◆ **Data block**:
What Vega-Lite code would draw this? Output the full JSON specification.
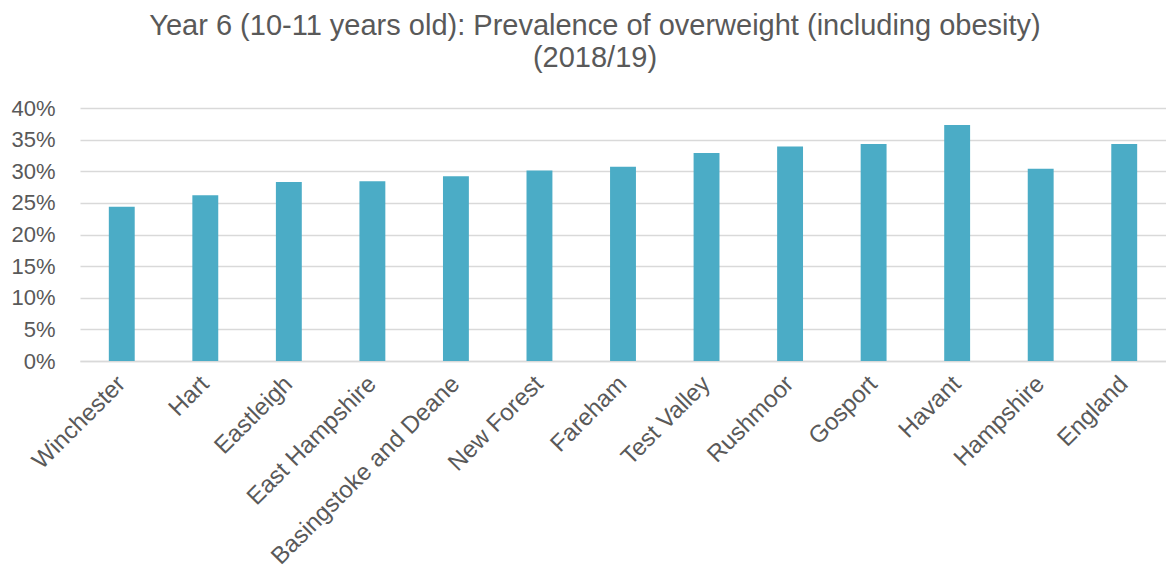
{
  "$schema": "https://vega.github.io/schema/vega-lite/v6.json",
  "autosize": "none",
  "width": 1086,
  "height": 253,
  "padding": {"left": 80, "top": 108, "right": 0, "bottom": 209},
  "background": "white",
  "title": {
    "text": ["Year 6 (10-11 years old): Prevalence of overweight (including obesity)", "(2018/19)"],
    "font": "Liberation Sans",
    "fontSize": 29,
    "fontWeight": "normal",
    "color": "#595959",
    "anchor": "middle",
    "frame": "group",
    "dx": -28,
    "lineHeight": 32,
    "offset": 24
  },
  "data": {
    "values": [
      {"area": "Winchester", "value": 0.244},
      {"area": "Hart", "value": 0.262},
      {"area": "Eastleigh", "value": 0.283},
      {"area": "East Hampshire", "value": 0.284},
      {"area": "Basingstoke and Deane", "value": 0.292},
      {"area": "New Forest", "value": 0.301},
      {"area": "Fareham", "value": 0.307},
      {"area": "Test Valley", "value": 0.329},
      {"area": "Rushmoor", "value": 0.339},
      {"area": "Gosport", "value": 0.343},
      {"area": "Havant", "value": 0.373},
      {"area": "Hampshire", "value": 0.304},
      {"area": "England", "value": 0.343}
    ]
  },
  "mark": {"type": "bar", "color": "#4BACC6"},
  "encoding": {
    "x": {
      "field": "area",
      "type": "nominal",
      "sort": null,
      "scale": {"paddingInner": 0.69, "paddingOuter": 0.345},
      "axis": {
        "title": null,
        "labelAngle": -45,
        "labelAlign": "right",
        "labelBaseline": "middle",
        "labelFont": "Liberation Sans",
        "labelFontSize": 24,
        "labelColor": "#595959",
        "labelPadding": 19,
        "labelLimit": 400,
        "ticks": false,
        "domainColor": "#d9d9d9",
        "domainWidth": 1.5
      }
    },
    "y": {
      "field": "value",
      "type": "quantitative",
      "scale": {"domain": [0, 0.4], "nice": false},
      "axis": {
        "title": null,
        "format": ".0%",
        "values": [0, 0.05, 0.1, 0.15, 0.2, 0.25, 0.3, 0.35, 0.4],
        "labelFont": "Liberation Sans",
        "labelFontSize": 22,
        "labelColor": "#595959",
        "labelPadding": 25,
        "ticks": false,
        "domain": false,
        "gridColor": "#d9d9d9",
        "gridWidth": 1.5
      }
    }
  },
  "config": {"view": {"stroke": null}}
}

◆ **Task directions**:
Your copy of the data should match it exactly, except that pictures are left out.

◆ **Output below**:
What Vega-Lite code would draw this? Output the full JSON specification.
{
  "$schema": "https://vega.github.io/schema/vega-lite/v6.json",
  "autosize": "none",
  "width": 1086,
  "height": 253,
  "padding": {"left": 80, "top": 108, "right": 0, "bottom": 209},
  "background": "white",
  "title": {
    "text": ["Year 6 (10-11 years old): Prevalence of overweight (including obesity)", "(2018/19)"],
    "font": "Liberation Sans",
    "fontSize": 29,
    "fontWeight": "normal",
    "color": "#595959",
    "anchor": "middle",
    "frame": "group",
    "dx": -28,
    "lineHeight": 32,
    "offset": 24
  },
  "data": {
    "values": [
      {"area": "Winchester", "value": 0.244},
      {"area": "Hart", "value": 0.262},
      {"area": "Eastleigh", "value": 0.283},
      {"area": "East Hampshire", "value": 0.284},
      {"area": "Basingstoke and Deane", "value": 0.292},
      {"area": "New Forest", "value": 0.301},
      {"area": "Fareham", "value": 0.307},
      {"area": "Test Valley", "value": 0.329},
      {"area": "Rushmoor", "value": 0.339},
      {"area": "Gosport", "value": 0.343},
      {"area": "Havant", "value": 0.373},
      {"area": "Hampshire", "value": 0.304},
      {"area": "England", "value": 0.343}
    ]
  },
  "mark": {"type": "bar", "color": "#4BACC6"},
  "encoding": {
    "x": {
      "field": "area",
      "type": "nominal",
      "sort": null,
      "scale": {"paddingInner": 0.69, "paddingOuter": 0.345},
      "axis": {
        "title": null,
        "labelAngle": -45,
        "labelAlign": "right",
        "labelBaseline": "middle",
        "labelFont": "Liberation Sans",
        "labelFontSize": 24,
        "labelColor": "#595959",
        "labelPadding": 19,
        "labelLimit": 400,
        "ticks": false,
        "domainColor": "#d9d9d9",
        "domainWidth": 1.5
      }
    },
    "y": {
      "field": "value",
      "type": "quantitative",
      "scale": {"domain": [0, 0.4], "nice": false},
      "axis": {
        "title": null,
        "format": ".0%",
        "values": [0, 0.05, 0.1, 0.15, 0.2, 0.25, 0.3, 0.35, 0.4],
        "labelFont": "Liberation Sans",
        "labelFontSize": 22,
        "labelColor": "#595959",
        "labelPadding": 25,
        "ticks": false,
        "domain": false,
        "gridColor": "#d9d9d9",
        "gridWidth": 1.5
      }
    }
  },
  "config": {"view": {"stroke": null}}
}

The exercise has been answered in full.